The lack of internal controls or failure to properly follow such controls on some vessels create opportunities for theft, the Department of Defense inspector general found in an assessment of the Navy’s ability to account for ordnance on 21 vessels, including surface ships, submarines and civilian-operated support vessels.
The survey checked the Navy’s claim that its afloat stockpile of roughly 94 million pieces of ordnance is ready to be audited, part of a larger effort by the Pentagon and each of the military services to organize their financial statements and property logs for outside inspection.

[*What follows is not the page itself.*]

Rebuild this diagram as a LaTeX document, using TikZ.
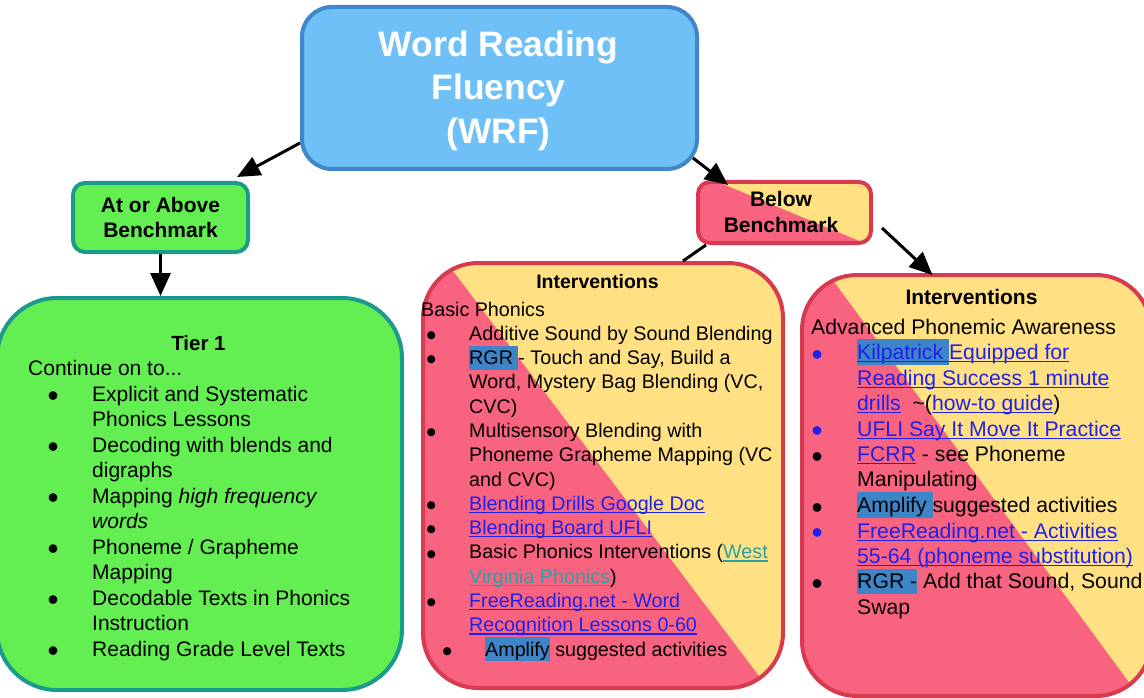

Though improvements are in order, the DOD IG said, inspectors agreed with the Navy’s claim that stockpiles were auditable. They also accounted for all major ordnance pieces aboard the vessels, such as missiles and torpedoes.
Roughly 2 percent of surveyed ordnance pieces showed differences between stockpiles on hand and descriptions in the Navy’s ordnance tracking system, known as the Ordinance Information System — a minor level of discrepancy, the report concluded. As in a previous survey of ordnance stockpiles on shore, published in March, inspectors found that some individuals had access to both the OIS and the physical storage area aboard the vessel, creating opportunities for these people to steal ordnance and then adjust the system to hide the difference.
Inspectors also found that some personnel were given printouts of stockpile totals from OIS while performing ordnance inventories, opening another window for theft. The risk of theft of excess inventory is lowered when counters don’t know how many pieces are listed in the system, inspectors wrote.
Many of the discrepancies in OIS were due to apparent record-keeping errors, according to the report. Serial numbers were worn off in some cases or pieces were used or moved without updating the system.
As required by Congress in its fiscal 2010 defense authorization bill, the military is working to become fully auditable by 2017, meaning government auditors will be able to examine the agency’s financial statements. Of 24 federal agencies that reported to the Government Accountability Office in 2014, DOD was the only one whose financial statements from the previous fiscal year could not be analyzed. The GAO has cited “serious financial management problems” at DOD and pointed to problems in each of the services, including failures to streamline budgets and account for massive volumes of assets, that range from bullets to aircraft carriers.